Palace of Justice, Chandigarh
Arguably the father of Critical Regionalism,
Le Corbusier's seminal work in India and South America have served as precedent for a generation of architects seeking to reconcile contemporary notions of architecture with the growing need for social and environment responsibility.
Assembly Building, Chandigarh
see Le Corbusier and the Continual Revolution in Architecture
3 comments:
Heya I have been there. I backpacked around India, and as an architect I HAD to visit Chandigarh. It is an amazing yet strangely depressing place. The architecture is grand and wonderful and full of Corbusier trademarks, but also sits as an example of everything that was wrong with modernism as a planning guide. It's brutalism is the only thing that I encountered in my journey that quelled the cultural intensity of India. Don't get me wrong, I thought It was wonderful, But it was like walking into a cultural coma. This actually shows the unmitigated sucess of the scheme as a whole, but mitigates the value of the machine for existing as a culture. By this stage modernism had become arrogant, and left it's hefty boot print in Chandigarh. And as a side not. There is no water in there anymore. It is just filled with dead animals and rubbish, so I guess India is making Chandigarh its own again!

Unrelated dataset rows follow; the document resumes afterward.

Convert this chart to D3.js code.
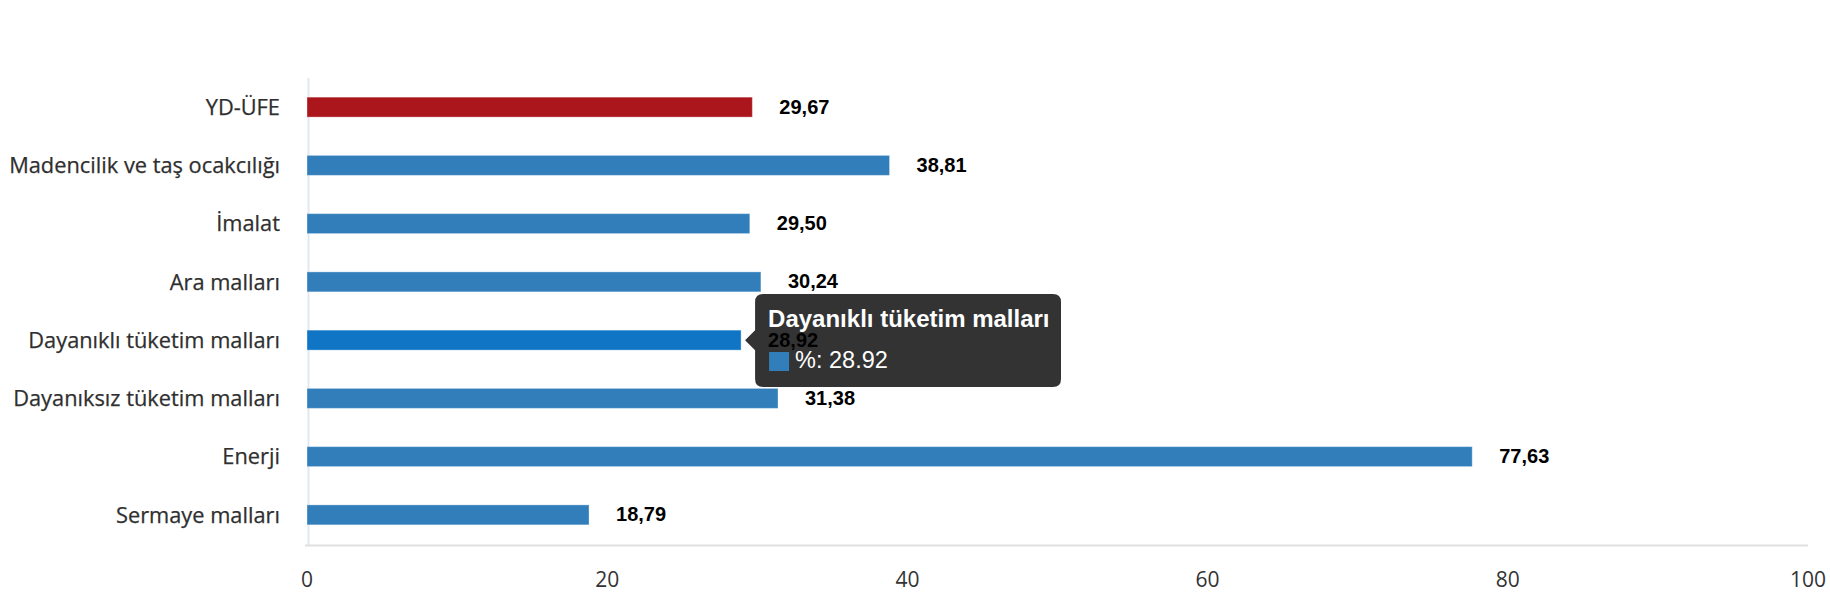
<!DOCTYPE html>
<html>
<head>
<meta charset="utf-8">
<script src="https://cdn.jsdelivr.net/npm/d3@7/dist/d3.min.js"></script>
<style>
  html, body { margin: 0; padding: 0; background: #fff; }
  svg { display: block; }
</style>
</head>
<body>
<svg id="chart" width="1830" height="600"></svg>
<script>
const categories = [
  "YD-ÜFE",
  "Madencilik ve taş ocakcılığı",
  "İmalat",
  "Ara malları",
  "Dayanıklı tüketim malları",
  "Dayanıksız tüketim malları",
  "Enerji",
  "Sermaye malları"
];
const values = [29.67, 38.81, 29.50, 30.24, 28.92, 31.38, 77.63, 18.79];
const xTicks = [0, 20, 40, 60, 80, 100];
const highlightIndex = 0;      // red bar
const hoverIndex = 4;          // hovered bar with tooltip
const seriesName = "%";

(function () {
const svg = d3.select("#chart");
const pLeft = 307, pRight = 1808, pTop = 78, pBottom = 544;

const x = d3.scaleLinear().domain([0, 100]).range([pLeft, pRight]);
const y = d3.scaleBand().domain(categories).range([pTop, pBottom])
  .paddingInner(0.657).paddingOuter(0.3285);

const data = categories.map((c, i) => ({ c, v: values[i], i }));

// y axis line
svg.append("line")
  .attr("x1", pLeft + 1.5).attr("x2", pLeft + 1.5)
  .attr("y1", pTop).attr("y2", pBottom + 2)
  .attr("stroke", "#e2e7ef").attr("stroke-width", 2);

// x axis line
svg.append("line")
  .attr("x1", pLeft - 2).attr("x2", pRight)
  .attr("y1", pBottom + 1.5).attr("y2", pBottom + 1.5)
  .attr("stroke", "#e0e0e0").attr("stroke-width", 2);

// x tick labels
svg.append("g").selectAll("text").data(xTicks).join("text")
  .attr("x", d => x(d))
  .attr("y", 587)
  .attr("text-anchor", "middle")
  .attr("font-family", "'Open Sans', 'Noto Sans', sans-serif")
  .attr("font-size", 21)
  .attr("fill", "#333")
  .text(d => d);

// category labels
svg.append("g").selectAll("text").data(data).join("text")
  .attr("x", 280)
  .attr("y", d => y(d.c) + y.bandwidth() / 2)
  .attr("dy", "0.36em")
  .attr("text-anchor", "end")
  .attr("font-family", "'Open Sans', 'Noto Sans', sans-serif")
  .attr("font-size", 21.8)
  .attr("fill", "#2f2f2f")
  .attr("stroke", "#2f2f2f")
  .attr("stroke-width", 0.25)
  .text(d => d.c);

// bars
const colorOf = d => d.i === highlightIndex ? "#ab161c" : (d.i === hoverIndex ? "#1075c4" : "#317ebb");
svg.append("g").selectAll("rect").data(data).join("rect")
  .attr("x", x(0))
  .attr("y", d => y(d.c))
  .attr("width", d => x(d.v) - x(0))
  .attr("height", y.bandwidth())
  .attr("fill", colorOf)
  .attr("stroke", "rgba(255,255,255,0.35)")
  .attr("stroke-width", 1);

// tooltip
const hd = data[hoverIndex];
const tipY = y(hd.c) + y.bandwidth() / 2;
const tx0 = x(hd.v) + 4, bx0 = tx0 + 10, bx1 = 1061, by0 = 294, by1 = 387, r = 8, ah = 10;
const tipPath = `M${bx0 + r},${by0} H${bx1 - r} Q${bx1},${by0} ${bx1},${by0 + r} V${by1 - r} Q${bx1},${by1} ${bx1 - r},${by1} H${bx0 + r} Q${bx0},${by1} ${bx0},${by1 - r} V${tipY + ah} L${tx0},${tipY} L${bx0},${tipY - ah} V${by0 + r} Q${bx0},${by0} ${bx0 + r},${by0} Z`;
const tip = svg.append("g");
tip.append("path").attr("d", tipPath).attr("fill", "#333333");
tip.append("text")
  .attr("x", bx0 + 13).attr("y", 327)
  .attr("font-family", "'Liberation Sans', Arial, sans-serif")
  .attr("font-weight", "bold").attr("font-size", 24)
  .attr("fill", "#fff").text(hd.c);
tip.append("rect")
  .attr("x", bx0 + 14).attr("y", 352).attr("width", 20).attr("height", 19)
  .attr("fill", "#317ebb");
tip.append("text")
  .attr("x", bx0 + 40).attr("y", 368)
  .attr("font-family", "'Liberation Sans', Arial, sans-serif")
  .attr("font-size", 23.5)
  .attr("fill", "#fff").text(`${seriesName}: ${hd.v.toFixed(2)}`);

// value labels (on top)
svg.append("g").selectAll("text").data(data).join("text")
  .attr("x", d => x(d.v) + 27)
  .attr("y", d => y(d.c) + y.bandwidth() / 2)
  .attr("dy", "0.32em")
  .attr("font-family", "'Liberation Sans', Arial, sans-serif")
  .attr("font-weight", "bold")
  .attr("font-size", 20)
  .attr("fill", "#000")
  .text(d => d.v.toFixed(2).replace(".", ","));
})();
</script>
</body>
</html>
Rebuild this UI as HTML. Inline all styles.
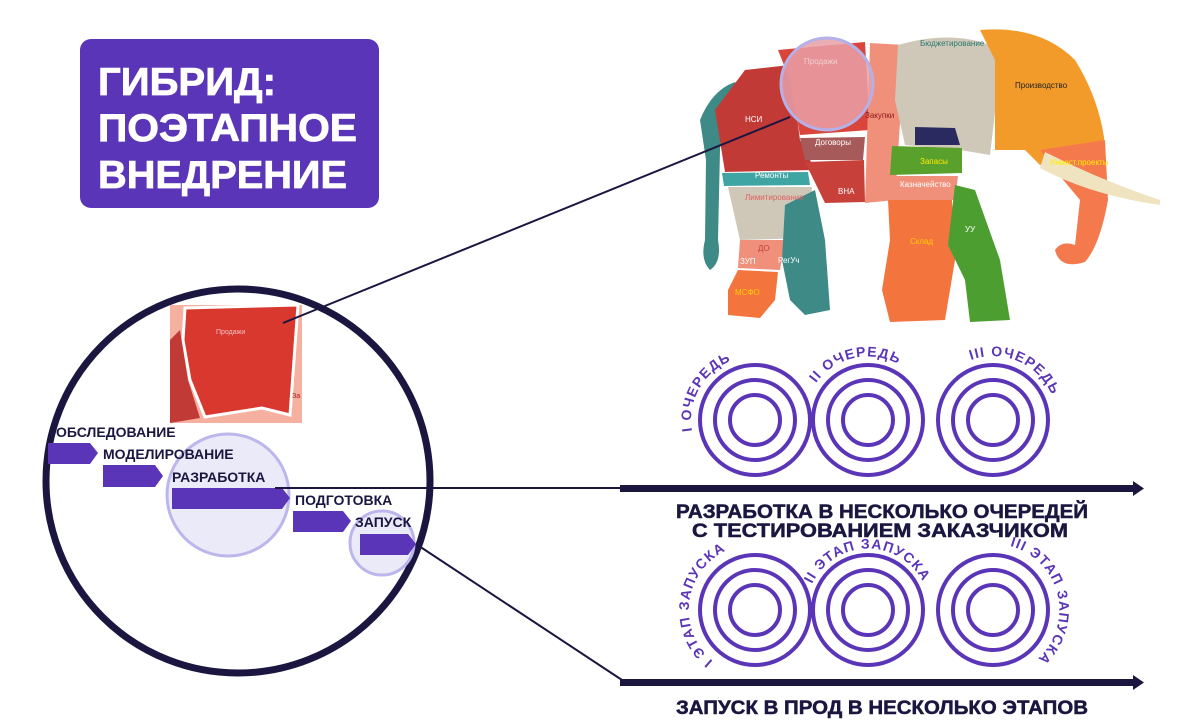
<!DOCTYPE html>
<html><head><meta charset="utf-8"><style>
html,body{margin:0;padding:0;background:#fff;}
svg{display:block;font-family:"Liberation Sans",sans-serif;font-weight:bold;}
</style></head><body>
<svg width="1200" height="725" viewBox="0 0 1200 725" xmlns="http://www.w3.org/2000/svg">
<!-- title -->
<rect x="80" y="39" width="299" height="169" rx="11" fill="#5a35b8"/>
<g fill="#fff" font-size="39" font-weight="bold" stroke="#fff" stroke-width="0.8">
<text x="98" y="95" textLength="178" lengthAdjust="spacingAndGlyphs">ГИБРИД:</text>
<text x="98" y="141" textLength="259" lengthAdjust="spacingAndGlyphs">ПОЭТАПНОЕ</text>
<text x="98" y="188" textLength="249" lengthAdjust="spacingAndGlyphs">ВНЕДРЕНИЕ</text>
</g>

<!-- elephant (approximate) -->
<g>
<path d="M700 120 Q712 90 735 82 L740 95 Q722 110 720 150 L718 240 Q722 262 710 270 Q700 260 705 240 L706 160 Z" fill="#3d8a86"/>
<path d="M715 110 L745 70 L790 65 L800 140 L815 170 L725 172 Z" fill="#c23a36"/>
<path d="M778 50 L865 42 L870 130 L800 135 L790 80 Z" fill="#d9453a"/>
<path d="M870 43 L905 45 L895 200 L865 203 Z" fill="#f0907a"/>
<path d="M800 138 L865 137 L863 160 L805 160 Z" fill="#a65a5a"/>
<path d="M805 162 L864 160 L865 202 L825 203 Z" fill="#c8403a"/>
<path d="M722 173 L808 172 L810 185 L724 186 Z" fill="#3fa5a3"/>
<path d="M728 187 L812 187 L808 238 L740 240 Z" fill="#cfc8b8"/>
<path d="M740 240 L785 240 L780 270 L738 268 Z" fill="#f0907a"/>
<path d="M738 270 L778 272 L775 300 L760 318 L728 315 L728 290 Z" fill="#f4743e"/>
<path d="M785 205 L815 190 L825 240 L830 310 L805 315 L790 300 L782 260 Z" fill="#3d8a86"/>
<path d="M898 45 Q950 30 990 45 L1000 70 L990 155 L960 150 L905 145 L895 100 Z" fill="#cfc8b8"/>
<path d="M980 30 Q1040 25 1075 60 Q1100 100 1105 145 L1040 165 L1025 150 L995 150 L995 60 Z" fill="#f39b2a"/>
<path d="M1040 150 L1105 140 L1108 200 Q1100 245 1085 262 Q1060 270 1055 250 Q1062 240 1075 245 L1080 200 L1055 170 Z" fill="#f47a4e"/>
<path d="M1045 152 Q1100 180 1160 200 L1160 205 Q1090 195 1040 168 Z" fill="#efe3c0"/>
<path d="M915 127 L955 128 L960 145 L915 145 Z" fill="#2b2a60"/>
<path d="M892 146 L962 148 L962 173 L890 175 Z" fill="#5aa02c"/>
<path d="M890 176 L958 176 L955 200 L888 200 Z" fill="#f0907a"/>
<path d="M888 200 L952 200 L955 260 L945 320 L890 322 L882 290 L890 240 Z" fill="#f4743e"/>
<path d="M955 185 L975 190 L1000 260 L1010 320 L970 322 L965 280 L948 245 Z" fill="#4d9e30"/>
<circle cx="827" cy="84" r="46" fill="#e8a0a8" fill-opacity="0.85" stroke="#b4b0e8" stroke-width="3"/>
<g font-size="8" font-weight="normal">
<text x="804" y="64" fill="#f0d0d0">Продажи</text>
<text x="745" y="122" fill="#fff">НСИ</text>
<text x="815" y="145" fill="#fff">Договоры</text>
<text x="865" y="118" fill="#8a1a1a">Закупки</text>
<text x="920" y="46" fill="#2a7a70">Бюджетирование</text>
<text x="1015" y="88" fill="#222">Производство</text>
<text x="1050" y="165" fill="#ffee00">Инвест.проекты</text>
<text x="920" y="164" fill="#ffee00">Запасы</text>
<text x="900" y="187" fill="#fff">Казначейство</text>
<text x="755" y="178" fill="#fff">Ремонты</text>
<text x="745" y="200" fill="#e06060">Лимитирование</text>
<text x="838" y="194" fill="#fff">ВНА</text>
<text x="758" y="251" fill="#c04040">ДО</text>
<text x="740" y="264" fill="#fff">ЗУП</text>
<text x="778" y="263" fill="#fff">РегУч</text>
<text x="735" y="295" fill="#ffcc00">МСФО</text>
<text x="910" y="244" fill="#ffcc00">Склад</text>
<text x="965" y="232" fill="#fff">УУ</text>
</g>
</g>

<!-- big circle -->
<circle cx="238" cy="481" r="192" fill="#fff" stroke="#1a1640" stroke-width="7"/>
<rect x="170" y="305" width="132" height="118" fill="#f5b0a0"/>
<path d="M185 308 L298 305 L290 415 L262 408 L205 417 L190 380 L183 340 Z" fill="#d9382f" stroke="#fff" stroke-width="3"/>
<path d="M170 340 L180 330 L188 380 L200 418 L170 423 Z" fill="#c23a36"/>
<text x="216" y="334" font-size="7" font-weight="normal" fill="#f0c0c0">Продажи</text>
<text x="292" y="398" font-size="7" font-weight="normal" fill="#a02020">За</text>
<circle cx="228" cy="495" r="61" fill="#ebeaf8" stroke="#bcb6ec" stroke-width="3"/>
<circle cx="382" cy="543" r="32" fill="#ebeaf8" stroke="#bcb6ec" stroke-width="3"/>
<g fill="#5a35b8">
<path d="M48 443 L90 443 L98 453 L90 464 L48 464 Z"/>
<path d="M103 465 L155 465 L163 476 L155 487 L103 487 Z"/>
<path d="M172 488 L282 488 L290 498 L282 509 L172 509 Z"/>
<path d="M293 511 L343 511 L351 521 L343 532 L293 532 Z"/>
<path d="M360 534 L408 534 L416 544 L408 555 L360 555 Z"/>
</g>
<g fill="#1a1640" font-size="14">
<text x="56" y="437">ОБСЛЕДОВАНИЕ</text>
<text x="103" y="459">МОДЕЛИРОВАНИЕ</text>
<text x="172" y="482">РАЗРАБОТКА</text>
<text x="295" y="505">ПОДГОТОВКА</text>
<text x="355" y="527">ЗАПУСК</text>
</g>

<!-- connector lines -->
<g stroke="#1a1640" stroke-width="2" fill="none">
<line x1="790" y1="117" x2="283" y2="323"/>
<line x1="275" y1="488" x2="625" y2="488"/>
<line x1="419" y1="546" x2="622" y2="680"/>
</g>

<!-- arrows -->
<rect x="620" y="485" width="515" height="7" fill="#1a1640"/>
<path d="M1133 481 L1144 488.5 L1133 496 Z" fill="#1a1640"/>
<rect x="620" y="679" width="515" height="7" fill="#1a1640"/>
<path d="M1133 675 L1144 682.5 L1133 690 Z" fill="#1a1640"/>

<!-- rings -->
<defs>
<path id="a1" d="M692 431 A64 64 0 0 1 777 360"/>
<path id="a2" d="M816 383 A64 64 0 0 1 923 388"/>
<path id="a3" d="M971 360 A64 64 0 0 1 1056 409"/>
<path id="b1" d="M713 661 A66 66 0 0 1 732 548"/>
<path id="b2" d="M812 584 A62 62 0 0 1 924 584"/>
<path id="b3" d="M1010 546 A66 66 0 0 1 1035 661"/>
</defs>
<g fill="none" stroke="#5a35b8" stroke-width="4">
<circle cx="755" cy="420" r="55"/><circle cx="755" cy="420" r="40"/><circle cx="755" cy="420" r="25"/>
<circle cx="868" cy="420" r="55"/><circle cx="868" cy="420" r="40"/><circle cx="868" cy="420" r="25"/>
<circle cx="993" cy="420" r="55"/><circle cx="993" cy="420" r="40"/><circle cx="993" cy="420" r="25"/>
<circle cx="755" cy="610" r="55"/><circle cx="755" cy="610" r="40"/><circle cx="755" cy="610" r="25"/>
<circle cx="868" cy="610" r="55"/><circle cx="868" cy="610" r="40"/><circle cx="868" cy="610" r="25"/>
<circle cx="993" cy="610" r="55"/><circle cx="993" cy="610" r="40"/><circle cx="993" cy="610" r="25"/>
</g>
<g fill="#5a35b8" font-size="14" letter-spacing="1.2">
<text><textPath href="#a1">I ОЧЕРЕДЬ</textPath></text>
<text><textPath href="#a2">II ОЧЕРЕДЬ</textPath></text>
<text><textPath href="#a3">III ОЧЕРЕДЬ</textPath></text>
<text><textPath href="#b1">I ЭТАП ЗАПУСКА</textPath></text>
<text><textPath href="#b2">II ЭТАП ЗАПУСКА</textPath></text>
<text><textPath href="#b3">III ЭТАП ЗАПУСКА</textPath></text>
</g>

<g fill="#1a1640" font-size="19" stroke="#1a1640" stroke-width="0.5">
<text x="676" y="518" textLength="412" lengthAdjust="spacingAndGlyphs">РАЗРАБОТКА В НЕСКОЛЬКО ОЧЕРЕДЕЙ</text>
<text x="692" y="537" textLength="376" lengthAdjust="spacingAndGlyphs">С ТЕСТИРОВАНИЕМ ЗАКАЗЧИКОМ</text>
<text x="676" y="714" textLength="412" lengthAdjust="spacingAndGlyphs">ЗАПУСК В ПРОД В НЕСКОЛЬКО ЭТАПОВ</text>
</g>
</svg>
</body></html>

wonderfully put. But you have to realize that Corb spent his entire career pushing his modernist, ignorance-of-context approach. So in that regard it is actually a respectable push towards societal responsibility. It does not accomplish what it should contextually, but at least it is a step in the right direction
2011 and it's still wronger than it ever was. Those poor people living in the wasteland of a foreign architect planned city. A word to all architects who have ruined so many regions around the world from Berlin to Chandigarh....Go live in the concrete horror you have created and leave people with hearts and souls to create their own magic. Say what you may about movements it's all the same. You don't live there. You wouldn't live there even though you have been paid millions of dollars!